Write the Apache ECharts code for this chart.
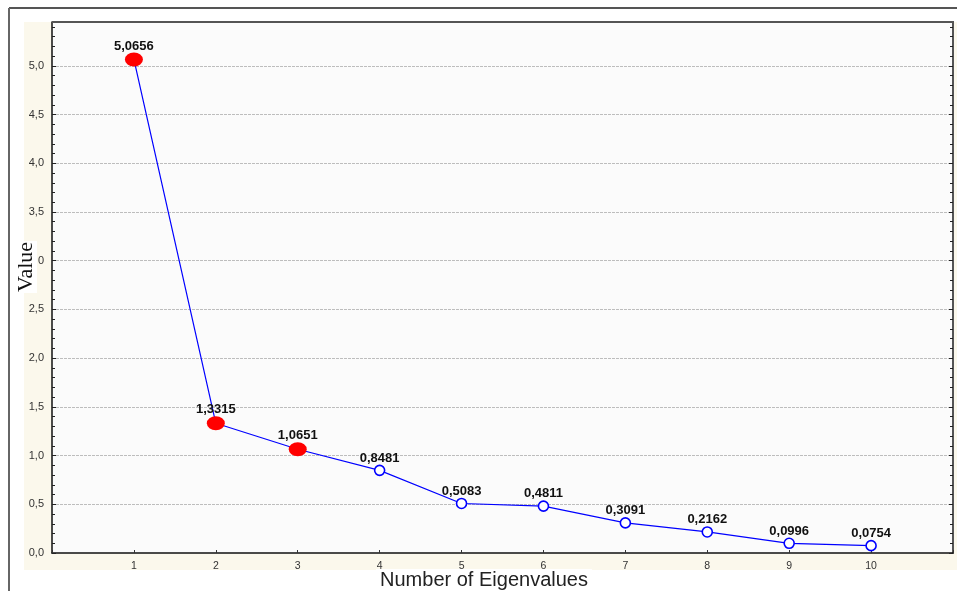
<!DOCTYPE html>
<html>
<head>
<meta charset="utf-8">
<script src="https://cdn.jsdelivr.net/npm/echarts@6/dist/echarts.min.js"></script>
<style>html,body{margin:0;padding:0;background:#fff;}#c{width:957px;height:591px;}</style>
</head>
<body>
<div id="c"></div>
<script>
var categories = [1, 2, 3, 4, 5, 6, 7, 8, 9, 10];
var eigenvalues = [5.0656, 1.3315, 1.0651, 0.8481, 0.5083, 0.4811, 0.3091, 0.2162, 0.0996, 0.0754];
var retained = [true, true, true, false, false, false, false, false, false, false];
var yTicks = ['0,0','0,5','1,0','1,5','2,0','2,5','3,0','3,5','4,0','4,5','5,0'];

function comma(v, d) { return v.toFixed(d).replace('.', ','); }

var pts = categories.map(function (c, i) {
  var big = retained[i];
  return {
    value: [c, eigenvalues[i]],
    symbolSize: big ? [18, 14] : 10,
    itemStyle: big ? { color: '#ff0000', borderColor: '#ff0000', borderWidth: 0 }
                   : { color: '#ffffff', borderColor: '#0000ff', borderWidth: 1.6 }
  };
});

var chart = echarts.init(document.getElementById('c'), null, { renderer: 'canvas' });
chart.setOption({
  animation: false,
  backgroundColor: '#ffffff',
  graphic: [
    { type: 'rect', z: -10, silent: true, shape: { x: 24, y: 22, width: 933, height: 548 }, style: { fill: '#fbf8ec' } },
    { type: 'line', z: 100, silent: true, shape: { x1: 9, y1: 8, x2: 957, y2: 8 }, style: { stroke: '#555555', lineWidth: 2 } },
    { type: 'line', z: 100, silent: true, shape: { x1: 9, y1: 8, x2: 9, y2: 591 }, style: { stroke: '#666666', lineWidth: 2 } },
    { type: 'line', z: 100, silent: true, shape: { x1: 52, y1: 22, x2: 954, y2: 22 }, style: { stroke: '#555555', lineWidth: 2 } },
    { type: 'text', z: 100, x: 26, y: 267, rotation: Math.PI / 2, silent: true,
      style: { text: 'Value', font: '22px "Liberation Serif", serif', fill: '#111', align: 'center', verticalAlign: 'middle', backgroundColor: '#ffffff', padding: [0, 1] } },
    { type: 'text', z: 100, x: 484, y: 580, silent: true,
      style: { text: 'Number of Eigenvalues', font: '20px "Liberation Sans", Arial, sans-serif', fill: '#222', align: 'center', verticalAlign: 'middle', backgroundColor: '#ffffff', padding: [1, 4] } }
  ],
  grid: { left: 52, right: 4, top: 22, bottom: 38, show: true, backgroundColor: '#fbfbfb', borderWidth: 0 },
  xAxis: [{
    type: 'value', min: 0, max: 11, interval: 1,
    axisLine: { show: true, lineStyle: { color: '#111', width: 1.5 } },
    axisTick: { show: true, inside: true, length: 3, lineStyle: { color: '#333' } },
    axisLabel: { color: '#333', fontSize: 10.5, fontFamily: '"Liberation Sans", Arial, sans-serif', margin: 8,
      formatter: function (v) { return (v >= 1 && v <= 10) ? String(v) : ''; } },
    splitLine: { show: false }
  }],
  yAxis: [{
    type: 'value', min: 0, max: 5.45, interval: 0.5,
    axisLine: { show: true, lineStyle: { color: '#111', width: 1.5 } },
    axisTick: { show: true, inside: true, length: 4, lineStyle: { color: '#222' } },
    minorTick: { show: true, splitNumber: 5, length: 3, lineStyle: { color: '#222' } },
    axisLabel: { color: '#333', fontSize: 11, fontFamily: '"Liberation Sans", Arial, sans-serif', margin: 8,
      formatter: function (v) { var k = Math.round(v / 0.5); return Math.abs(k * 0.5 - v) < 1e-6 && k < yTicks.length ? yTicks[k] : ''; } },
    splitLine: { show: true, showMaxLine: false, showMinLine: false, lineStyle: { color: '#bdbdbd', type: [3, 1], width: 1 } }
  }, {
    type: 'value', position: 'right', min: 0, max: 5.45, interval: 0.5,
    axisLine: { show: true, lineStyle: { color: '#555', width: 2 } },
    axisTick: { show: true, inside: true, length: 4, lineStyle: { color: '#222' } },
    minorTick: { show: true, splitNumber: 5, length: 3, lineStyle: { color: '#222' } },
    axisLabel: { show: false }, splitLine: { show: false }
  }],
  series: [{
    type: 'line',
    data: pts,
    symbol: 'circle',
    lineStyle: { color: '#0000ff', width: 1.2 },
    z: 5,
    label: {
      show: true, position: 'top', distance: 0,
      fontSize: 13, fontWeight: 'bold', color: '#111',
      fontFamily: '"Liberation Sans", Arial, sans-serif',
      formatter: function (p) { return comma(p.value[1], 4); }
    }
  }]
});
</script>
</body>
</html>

→ **WHAT YOU NEED TO DO**: Each line of the material must be retyped exactly, except that images are omitted.

→ **IN RESPONSE**:
Write the Apache ECharts code for this chart.
<!DOCTYPE html>
<html>
<head>
<meta charset="utf-8">
<script src="https://cdn.jsdelivr.net/npm/echarts@6/dist/echarts.min.js"></script>
<style>html,body{margin:0;padding:0;background:#fff;}#c{width:957px;height:591px;}</style>
</head>
<body>
<div id="c"></div>
<script>
var categories = [1, 2, 3, 4, 5, 6, 7, 8, 9, 10];
var eigenvalues = [5.0656, 1.3315, 1.0651, 0.8481, 0.5083, 0.4811, 0.3091, 0.2162, 0.0996, 0.0754];
var retained = [true, true, true, false, false, false, false, false, false, false];
var yTicks = ['0,0','0,5','1,0','1,5','2,0','2,5','3,0','3,5','4,0','4,5','5,0'];

function comma(v, d) { return v.toFixed(d).replace('.', ','); }

var pts = categories.map(function (c, i) {
  var big = retained[i];
  return {
    value: [c, eigenvalues[i]],
    symbolSize: big ? [18, 14] : 10,
    itemStyle: big ? { color: '#ff0000', borderColor: '#ff0000', borderWidth: 0 }
                   : { color: '#ffffff', borderColor: '#0000ff', borderWidth: 1.6 }
  };
});

var chart = echarts.init(document.getElementById('c'), null, { renderer: 'canvas' });
chart.setOption({
  animation: false,
  backgroundColor: '#ffffff',
  graphic: [
    { type: 'rect', z: -10, silent: true, shape: { x: 24, y: 22, width: 933, height: 548 }, style: { fill: '#fbf8ec' } },
    { type: 'line', z: 100, silent: true, shape: { x1: 9, y1: 8, x2: 957, y2: 8 }, style: { stroke: '#555555', lineWidth: 2 } },
    { type: 'line', z: 100, silent: true, shape: { x1: 9, y1: 8, x2: 9, y2: 591 }, style: { stroke: '#666666', lineWidth: 2 } },
    { type: 'line', z: 100, silent: true, shape: { x1: 52, y1: 22, x2: 954, y2: 22 }, style: { stroke: '#555555', lineWidth: 2 } },
    { type: 'text', z: 100, x: 26, y: 267, rotation: Math.PI / 2, silent: true,
      style: { text: 'Value', font: '22px "Liberation Serif", serif', fill: '#111', align: 'center', verticalAlign: 'middle', backgroundColor: '#ffffff', padding: [0, 1] } },
    { type: 'text', z: 100, x: 484, y: 580, silent: true,
      style: { text: 'Number of Eigenvalues', font: '20px "Liberation Sans", Arial, sans-serif', fill: '#222', align: 'center', verticalAlign: 'middle', backgroundColor: '#ffffff', padding: [1, 4] } }
  ],
  grid: { left: 52, right: 4, top: 22, bottom: 38, show: true, backgroundColor: '#fbfbfb', borderWidth: 0 },
  xAxis: [{
    type: 'value', min: 0, max: 11, interval: 1,
    axisLine: { show: true, lineStyle: { color: '#111', width: 1.5 } },
    axisTick: { show: true, inside: true, length: 3, lineStyle: { color: '#333' } },
    axisLabel: { color: '#333', fontSize: 10.5, fontFamily: '"Liberation Sans", Arial, sans-serif', margin: 8,
      formatter: function (v) { return (v >= 1 && v <= 10) ? String(v) : ''; } },
    splitLine: { show: false }
  }],
  yAxis: [{
    type: 'value', min: 0, max: 5.45, interval: 0.5,
    axisLine: { show: true, lineStyle: { color: '#111', width: 1.5 } },
    axisTick: { show: true, inside: true, length: 4, lineStyle: { color: '#222' } },
    minorTick: { show: true, splitNumber: 5, length: 3, lineStyle: { color: '#222' } },
    axisLabel: { color: '#333', fontSize: 11, fontFamily: '"Liberation Sans", Arial, sans-serif', margin: 8,
      formatter: function (v) { var k = Math.round(v / 0.5); return Math.abs(k * 0.5 - v) < 1e-6 && k < yTicks.length ? yTicks[k] : ''; } },
    splitLine: { show: true, showMaxLine: false, showMinLine: false, lineStyle: { color: '#bdbdbd', type: [3, 1], width: 1 } }
  }, {
    type: 'value', position: 'right', min: 0, max: 5.45, interval: 0.5,
    axisLine: { show: true, lineStyle: { color: '#555', width: 2 } },
    axisTick: { show: true, inside: true, length: 4, lineStyle: { color: '#222' } },
    minorTick: { show: true, splitNumber: 5, length: 3, lineStyle: { color: '#222' } },
    axisLabel: { show: false }, splitLine: { show: false }
  }],
  series: [{
    type: 'line',
    data: pts,
    symbol: 'circle',
    lineStyle: { color: '#0000ff', width: 1.2 },
    z: 5,
    label: {
      show: true, position: 'top', distance: 0,
      fontSize: 13, fontWeight: 'bold', color: '#111',
      fontFamily: '"Liberation Sans", Arial, sans-serif',
      formatter: function (p) { return comma(p.value[1], 4); }
    }
  }]
});
</script>
</body>
</html>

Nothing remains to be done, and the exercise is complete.